Lo que encontraron, narró Otero a Aleteia, fue algo excepcional: una conmovedora imagen de casi dos metros de alto, de un tono oscuro y matices brillantes, en la que Jesús mira hacia la eternidad en el momento supremo del sacrificio. Cerca al Cristo no se hallaron herramientas, ni estaba su autor y la comida suministrada durante quince días seguía intacta. De acuerdo con una novena publicada por la Editorial San Pablo, su desaparición, tan enigmática como su llegada, “dio lugar a la leyenda de que se trató de un ángel enviado por Dios para hacer la venerada imagen”.
Fe y tradición
Las descripciones de la imagen —uno de los tantos símbolos de esta ciudad Patrimonio de la Humanidad— invitan a colombianos y extranjeros a visitar la colonial iglesia de Santo Domingo y a constatar que tanta admiración no es una exagerada visión tropical. Gustavo Arango, un reconocido escritor dijo en un artículo publicado por el periódico El Universal en 1992 que “Este Cristo ni siquiera tiene gesto humillado. No está cabizbajo […] representa —como muy pocas obras de arte han podido hacerlo— el instante preciso de la muerte, la tensión final de músculos y tendones, el espasmo final de un cuerpo antes de abandonarse, la mirada embriagada de la visión final, el último aliento saliendo eternamente…

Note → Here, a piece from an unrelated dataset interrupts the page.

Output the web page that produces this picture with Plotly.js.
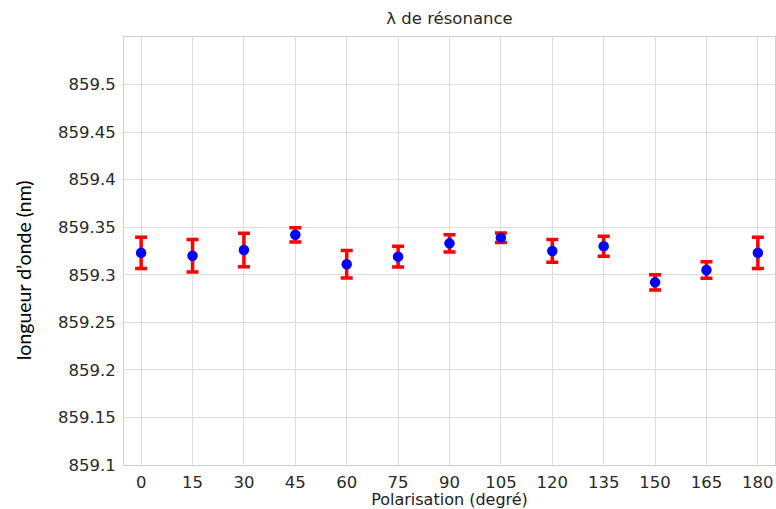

Para Saúl Castiblanco el Cristo cartagenero es “De una madera oscura sin policromía, como oscuras fueron las horas en que se crucificó a Dios; pero a la vez brillante, como infinitamente refulgente fuera el triunfo absoluto del Redentor”. Al describir los gestos plasmados por el escultor, este periodista señaló en una nota de Gaudium Press que “La expresión de dolor del Señor es en algo matizada por la ternura y confianza con las que Él dirige su rostro al Padre. Una confianza inocente y total que está particularmente expresada por la fuerte inclinación de su cuello, tal vez más inclinado que el de otros Cristos expirantes conocidos”.
La veneración popular del Cristo de la Expiración es de vieja data. Datos suministrados por la parroquia de Santo Domingo indican que desde tiempos coloniales el Santo Cristo ya era objeto de especial admiración por parte de la feligresía y de los dominicos que lo ubicaron en un altar de estilo barroco, en el templo adyacente al convento en el que fue tallado. A Él se le atribuye el milagro, después de una novena y de nueve procesiones, de desterrar en 1754 una terrible epidemia de viruela que había azotado a la población durante varios meses.
Esa devoción sigue intacta en las tres misas semanales conocidas como ‘lunes del Cristo de la Expiración’, las multitudinarias procesiones en su honor cada 14 de septiembre y las romerías de fieles todas las condiciones sociales que a diario lo visitan en la iglesia más antigua de la ciudad —en la plaza de Santo Domingo con el callejón de los Estribos— para darle gracias de rodillas y pedirle favores.